Proposed government subsidy cuts face three obstacles

Analysts warn that poverty, regulatory issues, and macroeconomic concerns could complicate the readjustment of energy prices

Energy tariffs under the spotlight. Credit: Pexels

Energy subsidies will be reduced to a third during 2024, an amount equivalent to 0.7% of GDP, some U$S2,5 billion. The government seeks to eliminate all of them in the next 3 years.

Economy Minister Luis Caputo announced this in a TV interview, adding that there will be a change in the way subsidies are handled, shifting from the supply side (energy generation) to the demand side (users).

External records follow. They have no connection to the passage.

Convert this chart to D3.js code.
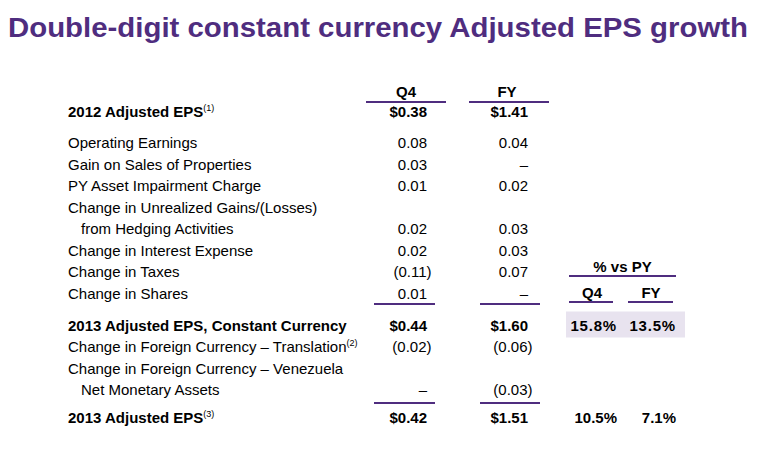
<!DOCTYPE html>
<html>
<head>
<meta charset="utf-8">
<script src="https://cdn.jsdelivr.net/npm/d3@7/dist/d3.min.js"></script>
<style>
  html, body { margin: 0; padding: 0; background: #fff; }
  svg { display: block; font-family: "Liberation Sans", Arial, sans-serif; }
</style>
</head>
<body>
<svg id="chart" width="764" height="462"></svg>
<script>
// ---- data ----
const title = "Double-digit constant currency Adjusted EPS growth";
const rowLabels = [
  "2012 Adjusted EPS",
  "Operating Earnings",
  "Gain on Sales of Properties",
  "PY Asset Impairment Charge",
  "Change in Unrealized Gains/(Losses)",
  "from Hedging Activities",
  "Change in Interest Expense",
  "Change in Taxes",
  "Change in Shares",
  "2013 Adjusted EPS, Constant Currency",
  "Change in Foreign Currency \u2013 Translation",
  "Change in Foreign Currency \u2013 Venezuela",
  "Net Monetary Assets",
  "2013 Adjusted EPS"
];
const footnotes = ["(1)", "", "", "", "", "", "", "", "", "", "(2)", "", "", "(3)"];
const boldRows = [0, 9, 13];
const indentRows = [5, 12];
// null = no value shown, 0 = dash
const q4Values = [0.38, 0.08, 0.03, 0.01, null, 0.02, 0.02, -0.11, 0.01, 0.44, -0.02, null, 0, 0.42];
const fyValues = [1.41, 0.04, 0, 0.02, null, 0.03, 0.03, 0.07, 0, 1.60, -0.06, null, -0.03, 1.51];
const columnHeaders = ["Q4", "FY"];
const pctHeader = "% vs PY";
const pctRows = [9, 13];
const pctQ4 = [15.8, 10.5];
const pctFY = [13.5, 7.1];

// ---- layout ----
const purple = "#4F2D7F";
const svg = d3.select("#chart");

// Title, fitted to its span
const titleSel = svg.append("text")
  .attr("x", 8).attr("y", 37)
  .attr("font-weight", "bold")
  .attr("font-size", 27)
  .attr("fill", purple)
  .text(title);
const tw = titleSel.node().getComputedTextLength();
titleSel.attr("textLength", 740).attr("lengthAdjust", "spacingAndGlyphs");

// Row positions: linear slot scale with extra gaps before section rows
const extraGap = {1: 9.5, 9: 10.5, 13: 6.5};
const rowStep = 21.5;
const slot = [];
let acc = 0;
rowLabels.forEach((_, i) => { acc += (i > 0 ? 1 : 0) + (extraGap[i] || 0) / rowStep; slot.push(acc); });
const y = d3.scaleLinear().domain([0, 1]).range([117, 117 + rowStep]);

// Columns (right edges of numbers)
const x = d3.scaleOrdinal().domain(["label", "Q4", "FY", "pQ4", "pFY"]).range([68, 427, 528, 617, 676]);

const fmtNum = d3.format(".2f");
function fmtVal(v, bold) {
  if (v === null) return "";
  if (v === 0) return "\u2013";
  const s = fmtNum(Math.abs(v));
  if (v < 0) return "(" + s + ")";
  return bold ? "$" + s : s;
}

// Shaded box behind constant-currency percentages
svg.append("rect")
  .attr("x", x("pQ4") - 51).attr("y", y(slot[9]) - 19)
  .attr("width", 119).attr("height", 26)
  .attr("fill", "#E8E3EF");

// Labels
const labels = svg.append("g").selectAll("text")
  .data(rowLabels).join("text")
  .attr("x", (d, i) => x("label") + (indentRows.includes(i) ? 13 : 0))
  .attr("y", (d, i) => y(slot[i]))
  .attr("font-size", 15)
  .attr("font-weight", (d, i) => boldRows.includes(i) ? "bold" : "normal")
  .attr("fill", "#000");
labels.append("tspan").text(d => d);
labels.append("tspan")
  .attr("font-size", 9).attr("font-weight", "normal").attr("dy", -6)
  .text((d, i) => footnotes[i]);

// Numeric columns
function drawCol(key, values) {
  svg.append("g").selectAll("text")
    .data(values).join("text")
    .attr("x", d => x(key) + (d !== null && d < 0 ? 4.5 : 0))
    .attr("y", (d, i) => y(slot[i]))
    .attr("text-anchor", "end")
    .attr("font-size", 15)
    .attr("font-weight", (d, i) => boldRows.includes(i) ? "bold" : "normal")
    .attr("fill", "#000")
    .text((d, i) => fmtVal(d, boldRows.includes(i)));
}
drawCol("Q4", q4Values);
drawCol("FY", fyValues);

// Column headers
svg.append("g").selectAll("text")
  .data(columnHeaders).join("text")
  .attr("x", d => x(d) - 21)
  .attr("y", 97)
  .attr("text-anchor", "middle")
  .attr("font-size", 15).attr("font-weight", "bold")
  .text(d => d);

// Header rules and subtotal rules
const lineSpecs = [
  {x1: x("Q4") - 61, x2: x("Q4") + 19, y: 102},
  {x1: x("FY") - 59, x2: x("FY") + 21, y: 102},
  {x1: x("Q4") - 53, x2: x("Q4") + 8, y: y(slot[8]) + 5.5},
  {x1: x("FY") - 48, x2: x("FY") + 12, y: y(slot[8]) + 5.5},
  {x1: x("Q4") - 53, x2: x("Q4") + 8, y: y(slot[12]) + 8},
  {x1: x("FY") - 48, x2: x("FY") + 12, y: y(slot[12]) + 8},
  {x1: x("pQ4") - 48, x2: x("pFY"), y: 276},
  {x1: x("pQ4") - 48, x2: x("pQ4") - 4, y: 302},
  {x1: x("pFY") - 48, x2: x("pFY") - 3, y: 302}
];
svg.append("g").selectAll("line")
  .data(lineSpecs).join("line")
  .attr("x1", d => d.x1).attr("x2", d => d.x2)
  .attr("y1", d => d.y).attr("y2", d => d.y)
  .attr("stroke", purple).attr("stroke-width", 2.2);

// % vs PY headers
svg.append("text")
  .attr("x", (x("pQ4") - 48 + x("pFY")) / 2).attr("y", 272)
  .attr("text-anchor", "middle")
  .attr("font-size", 15).attr("font-weight", "bold")
  .text(pctHeader);
svg.append("g").selectAll("text")
  .data(columnHeaders).join("text")
  .attr("x", d => x("p" + d) - 25)
  .attr("y", 298)
  .attr("text-anchor", "middle")
  .attr("font-size", 15).attr("font-weight", "bold")
  .text(d => d);

// Percentages
const pctFmt = d3.format(".1f");
["pQ4", "pFY"].forEach((key, k) => {
  const vals = k === 0 ? pctQ4 : pctFY;
  svg.append("g").selectAll("text")
    .data(vals).join("text")
    .attr("x", x(key))
    .attr("y", (d, i) => y(slot[pctRows[i]]))
    .attr("text-anchor", "end")
    .attr("font-size", 15).attr("font-weight", "bold")
    .attr("letter-spacing", (d, i) => i === 0 ? 0.8 : 0)
    .text(d => pctFmt(d) + "%");
});
</script>
</body>
</html>
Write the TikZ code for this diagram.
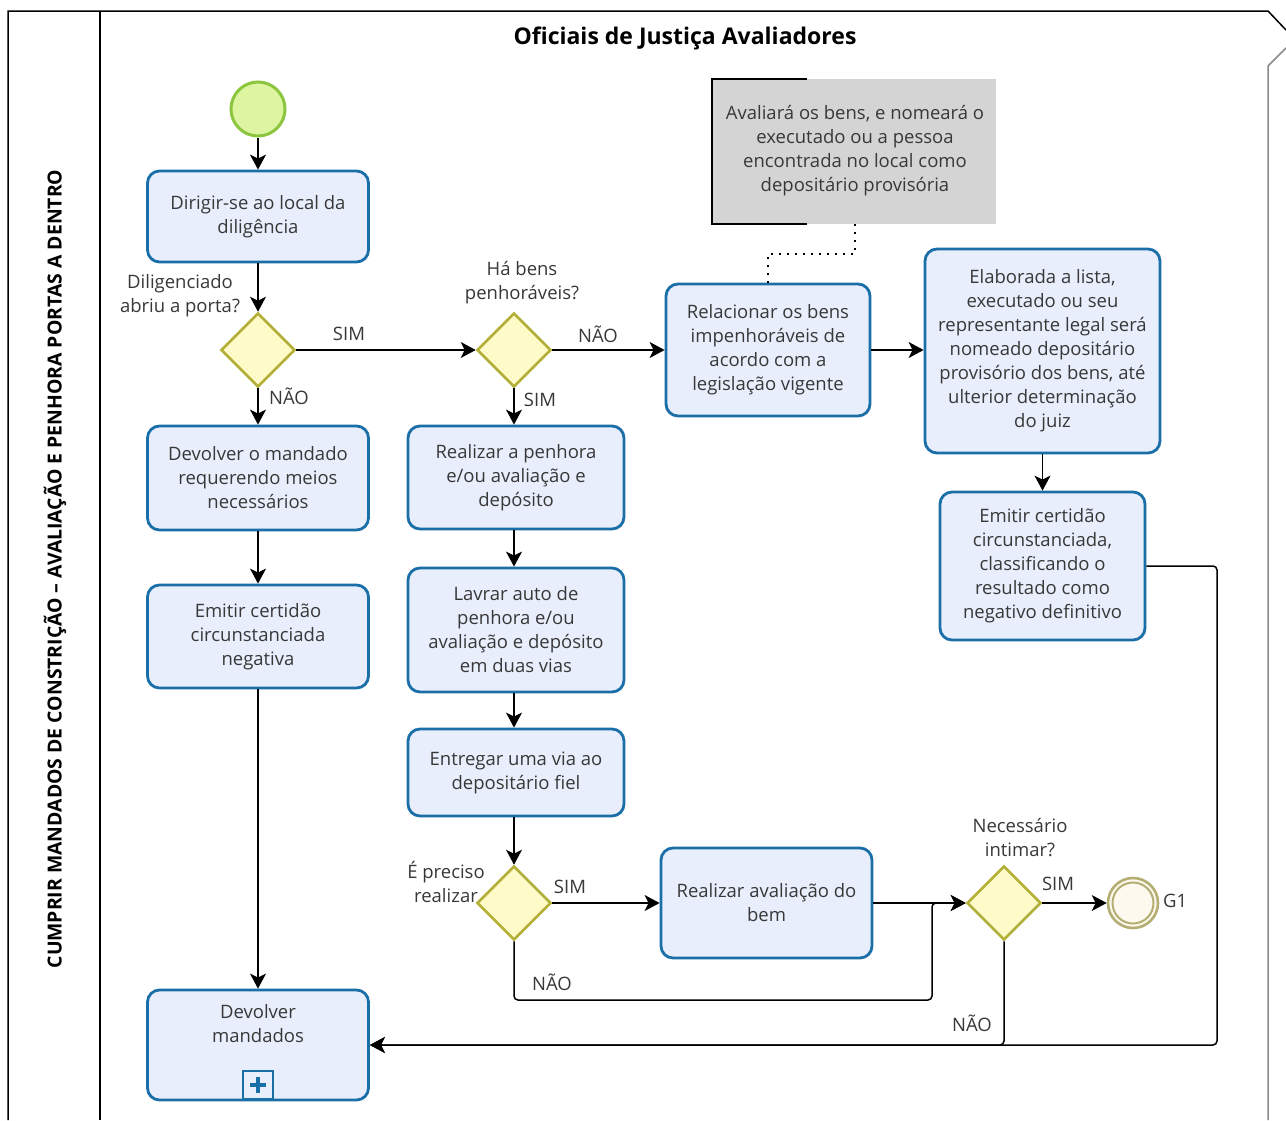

In any case, sector sources said that key details are still missing.

Juan José Carbajales, former Hydrocarbons Deputy Secretary, says the decree declaring the energy emergency published this Monday in the Official Bulletin kicks off a process of comprehensive tariff review, with a new tariff scheme set for the end of 2024, but leaves two fundamental questions about segmentation. 

“Will there be a single subsidy for electric energy for lower income households? Will power and gas bills for medium-income households come without subsidies?,” Carbajales, head of Paspartú consulting firm, asked in the firm’s latest report.

Caputo said that the subsidy cut for 2024 will be 0.7% of the GDP. Of that total, 0.5% was destined for energy tariffs, while the rest was for transport. This means the state will save U$S 2,5 billion, and an additional U$S1 million in transportation. 

Given that subsidies currently amount to 2% of GDP, he said that subsidy correction will be “gradual, at a rate of approximately one third per year” until December, 2026.

The announced “change of approach” aims to stop destining the bulk of subsidies to companies and give them to users in order to be able to differentiate them based on their income and wealth.

Limitations to subsidy removal

Julián Rojo, an economist at IAE Mosconi and investigator at IIEP-UBA, added that there are very noted limitations when it comes to readjusting energy prices. As of November, 7 out of 10 residential users currently pay “only 16% of energy costs, while the remaining 84% is paid for by the state.”

According to Rojo, the first limitant is socioeconomic fragility: “Considering that more than 45% of households are below the poverty line, it would be very difficult to eliminate subsidies to this segment as well as to some of their close neighbors, meaning people who are just barely above this socioeconomic level.”

The second constraint is macroeconomic due to the impact on prices. “History tells us that it is not a good idea to devalue at the same time that tariffs are raised, and even less so if wages are used as anchors, because its impact on the inflation rate is enhanced. This suggests that the coordination between energy and economy in the context of a stabilization plan must run like clockwork,” Rojo said. 

Rojo added that in an exchange rate appreciation process, there may be pressure for a new devaluation, which implies higher energy costs and therefore higher subsidies. All this could lead to “efforts having been in vain.”

The third item, Rojo added, is regulatory “The energy sector has a very weak institutional framework. At the same time, there is legal precedent on tariff increases that makes it very clear that there are difficult decisions to be made. This is important to try to solve the tariff arrears because middle-income and low-income users pay only 18% and 15% of energy costs, respectively. In order to eliminate energy subsidies, as of February 2024, their tariffs should increase by a factor of 6 and 8, respectively.”

The middle class under the spotlight

Without details on how subsidies will be removed and what the future of segmentation will look like, all eyes are on the middle class segment that continues to receive subsidies and only pays 18% of energy costs.

Rojo places this sector under the spotlight. “Middle-income users are in a particular situation. Income for those on the lower end is close to that of people in low-income sectors, while those in the upper end share income levels with the wealthiest households. This is relevant because, in the process of transitioning from the current segmentation to a rational regulatory criterion of targeted subsidies, it is not so much the level of household wealth, which is one of the decision variables for assigning segments, that matters, but income level as well. This suggests that there is a portion of middle-income users that are among the 15% to 20% of the country’s wealthiest population and are paying only 18% of the cost of energy. On the other extreme, this segment also contains households with similar characteristics to those with low incomes. In other words, we need to have a more rigorous treatment when trying to solve the tariff arrears for these users,” he explained.